Many of us have been blessed to collide with the visual or performing arts in one case or another over our lifetimes. Maybe we have participated in them ourselves, or know family members or friends who create something that we get to enjoy and see the labors of their love.

I am very lucky to have been a participant in the arts from a very young age and have many friends who to this day are artists of one nature or another. To calm my mind and for my own enjoyment, I love to play the piano.

Thanks to a public education system that does not advance any type of learning – critical thinking, history, or appreciation for the arts – much of our country’s population has lost exposure to what makes us human, and that is the ability to express ourselves in a creative manner.

Artists, whether it be people who document stories and tales, actors and actresses who take on the roles of historical figures, painters and sculptors who encapsulate feelings and expressions, or musicians that elevate the senses and create new neurological pathways in our brains (it is very scientific how music affects our auditory cortex and cerebellum), all engage in creative processes that help to “open our minds”. That is the power of the arts, and in that power we become free.

In our day-to-day drive for survival, it is easy to throw away the arts as a tertiary and completely unnecessary act of selfishness that has no real meaning in our lives. Nothing is further from the truth. The balance of our tactical brains with the arts that literally help to free our minds, is an important part of being human. And being human is something that many of us lack right now.

An instance of this is the fear and terror used with war. The War on Terror has been going on for over a decade. Over 4,015 days of constant inundation and indoctrination of fear, helplessness, and the subtle loss of our liberties by legislation like the Patriot Act and the National Defense Authorization Act (NDAA). We are living in fear, we are losing our right to express ourselves, and this loss of the arts in our society may just be a creative vehicle to save us.

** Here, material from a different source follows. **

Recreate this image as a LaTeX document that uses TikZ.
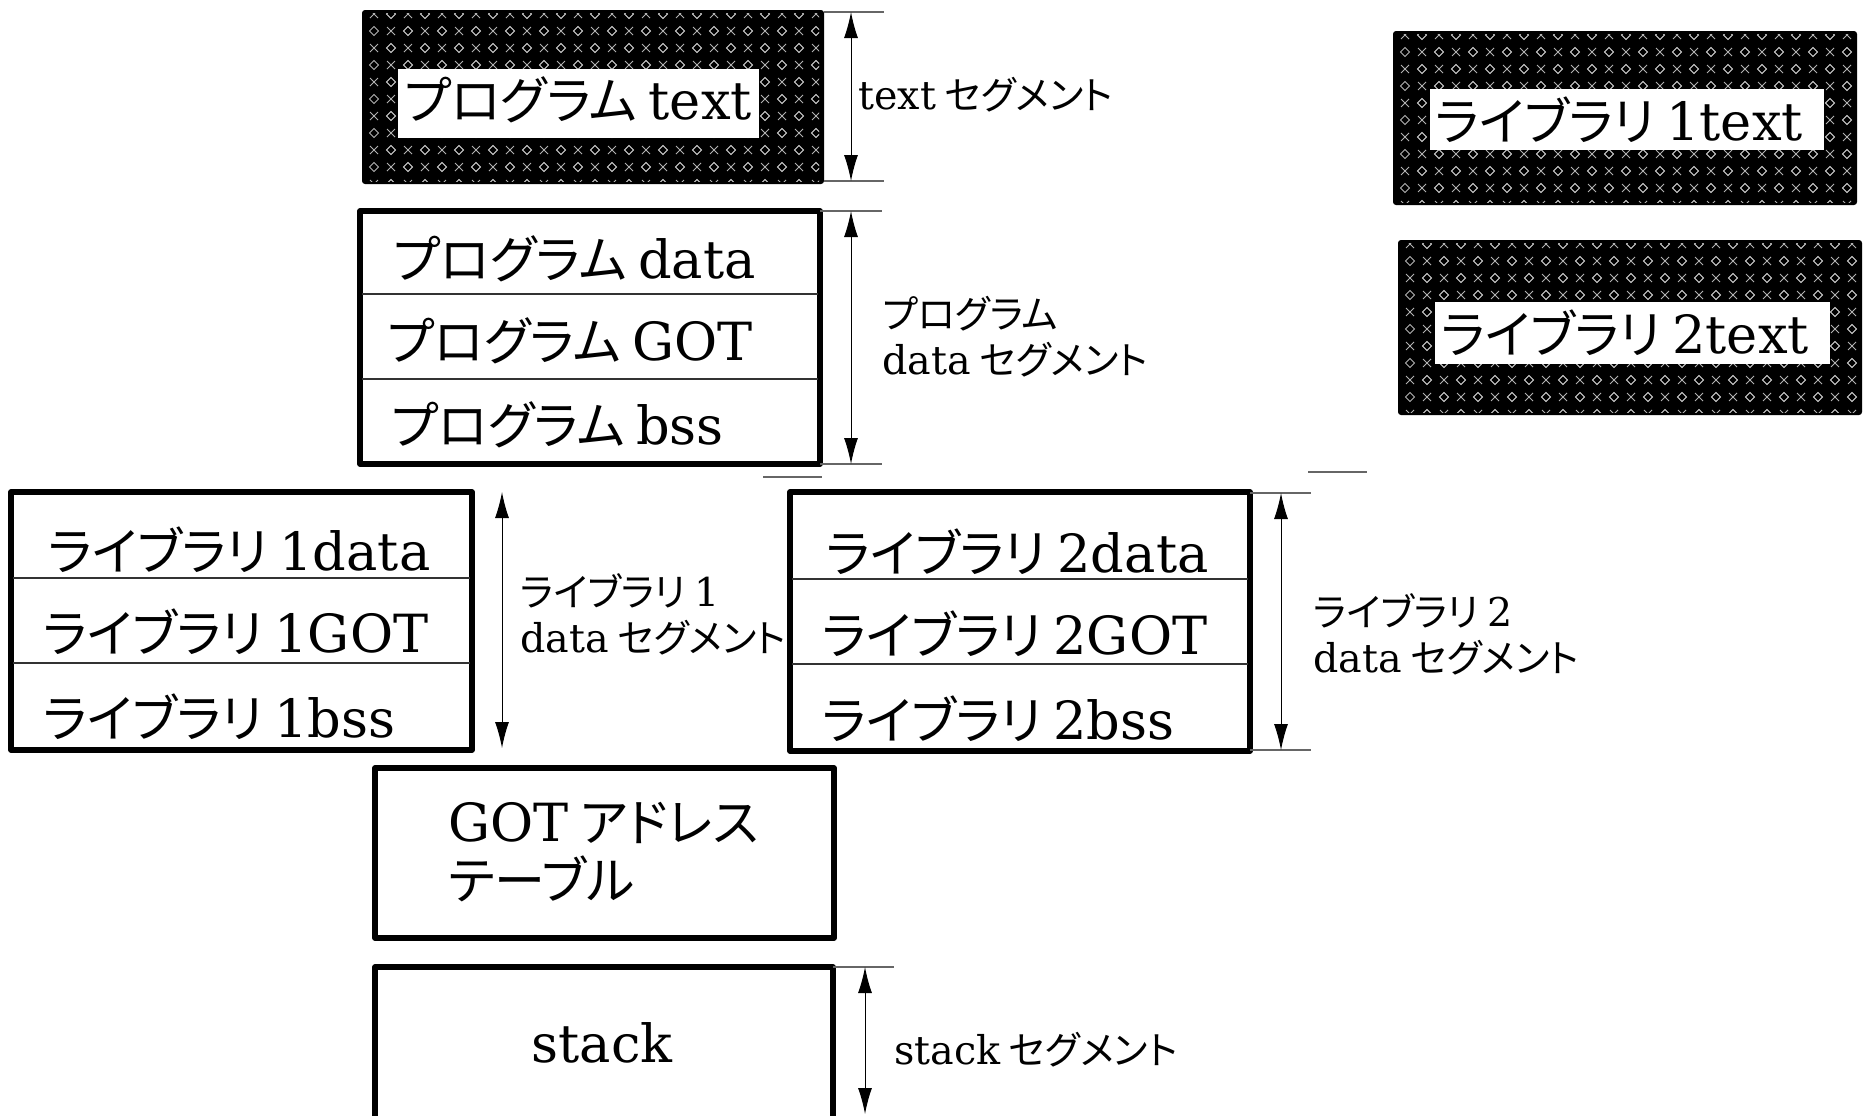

Young kids who join gangs, or people who use recreational drugs, or our troops who are coming back from the gory and catastrophic wars who has psychological problems and post-traumatic stress disorder (PTSD), are crying out for ways to express themselves. They are begging our communities and country to give them vehicles to let them express themselves as humans. They are lost souls seeking ways to feel and express their emotions – ways to feel and express love. Love, the solution to all things, that is not a talking point of most of our politicians.

I see the faces, and I know the pain of these innocent souls who need some form of expression to be and feel human. And in this expression, we find peace and love; and it would not hurt our world a bit to feel more love for these people who need it right now.